- [GIVEN INFORMATION]:
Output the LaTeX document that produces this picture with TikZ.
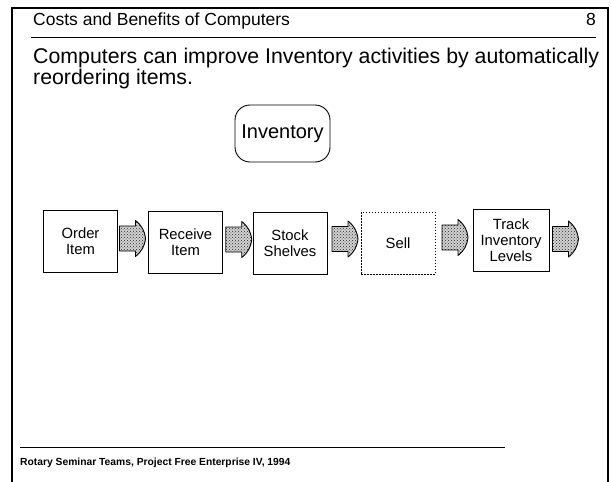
\documentclass[tikz,border=0pt]{standalone}
\usepackage{fontspec}
\setmainfont{Liberation Sans}
\usetikzlibrary{patterns,calc}
\begin{document}
\begin{tikzpicture}[x=1pt,y=-1pt,
  stepbox/.style={draw, line width=0.9pt, minimum width=74pt, minimum height=62pt,
    align=center, inner sep=0pt, font=\fontsize{14.8}{16}\selectfont},
  flowarrow/.style={draw, line width=0.9pt, line join=round,
    preaction={fill=gray!35}, pattern=crosshatch dots, pattern color=black!85},
  rulestyle/.style={line width=1pt}]
\useasboundingbox (0,0) rectangle (611,482);

% slide frame
\draw[line width=1.4pt] (12,492) -- (12,8) -- (608,8) -- (608,492);

% header
\node[anchor=base west, inner sep=0pt, font=\fontsize{17.5}{20}\selectfont] (title) at (33,25) {Costs and Benefits of Computers};
\node[anchor=base east, inner sep=0pt, font=\fontsize{17.5}{20}\selectfont] (pagenum) at (596,25) {8};
\draw[rulestyle] (31,37) -- (596,37);

% lead text
\node[anchor=base west, inner sep=0pt, font=\fontsize{21.3}{22}\selectfont] (lead1) at (33,63) {Computers can improve Inventory activities by automatically};
\node[anchor=base west, inner sep=0pt, font=\fontsize{21.3}{22}\selectfont] (lead2) at (33,84) {reordering items.};

% the activity being improved
\node[draw, line width=0.9pt, rounded corners=15pt, minimum width=95pt, minimum height=57pt,
  inner sep=0pt, font=\fontsize{20}{22}\selectfont] (inventory) at (282.5,133.5) {Inventory};

% process steps
\node[stepbox] (order)   at (80.5,241) {Order\\Item};
\node[stepbox] (receive) at (185.5,242) {Receive\\Item};
\node[stepbox] (stock)   at (290,243) {Stock\\Shelves};
\node[stepbox, dash pattern=on 1.5pt off 1.5pt] (sell) at (398,243) {Sell};
\node[stepbox, minimum width=76pt] (track) at (511,240) {Track\\Inventory\\Levels};

% block arrows between the steps: square tail, flanged rounded head
\newcommand\flowarrow[1]{%
  \draw[flowarrow] ($(#1)+(-13,-12.5)$) -- ++(16,0) -- ++(0,-5.5)
    to[bend left=22] ++(10,18) to[bend left=22] ++(-10,18)
    -- ++(0,-5.5) -- ++(-16,0) -- cycle;}
\coordinate (a1) at ($(order.east)!0.5!(receive.west)+(-0.5,-3)$);
\coordinate (a2) at ($(receive.east)!0.5!(stock.west)+(1,-3)$);
\coordinate (a3) at ($(stock.east)!0.5!(sell.west)+(1,-4)$);
\coordinate (a4) at ($(sell.east)!0.5!(track.west)+(1,-4)$);
\coordinate (a5) at ($(track.east)+(16,-1)$);
\flowarrow{a1}
\flowarrow{a2}
\flowarrow{a3}
\flowarrow{a4}
\flowarrow{a5}

% footer
\draw[rulestyle] (20,447) -- (505,447);
\node[anchor=base west, inner sep=0pt, font=\bfseries\fontsize{10.3}{12}\selectfont] (source) at (20,465) {Rotary Seminar Teams, Project Free Enterprise IV, 1994};
\end{tikzpicture}
\end{document}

- [THE PROBLEM]: Your task is to restate word for word the lines from the top of the data to the line containing "(608,8) -- (608,492);", both ends included, with every picture left out.

- [TASK SOLUTION]:
Output the LaTeX document that produces this picture with TikZ.
\documentclass[tikz,border=0pt]{standalone}
\usepackage{fontspec}
\setmainfont{Liberation Sans}
\usetikzlibrary{patterns,calc}
\begin{document}
\begin{tikzpicture}[x=1pt,y=-1pt,
  stepbox/.style={draw, line width=0.9pt, minimum width=74pt, minimum height=62pt,
    align=center, inner sep=0pt, font=\fontsize{14.8}{16}\selectfont},
  flowarrow/.style={draw, line width=0.9pt, line join=round,
    preaction={fill=gray!35}, pattern=crosshatch dots, pattern color=black!85},
  rulestyle/.style={line width=1pt}]
\useasboundingbox (0,0) rectangle (611,482);

% slide frame
\draw[line width=1.4pt] (12,492) -- (12,8) -- (608,8) -- (608,492);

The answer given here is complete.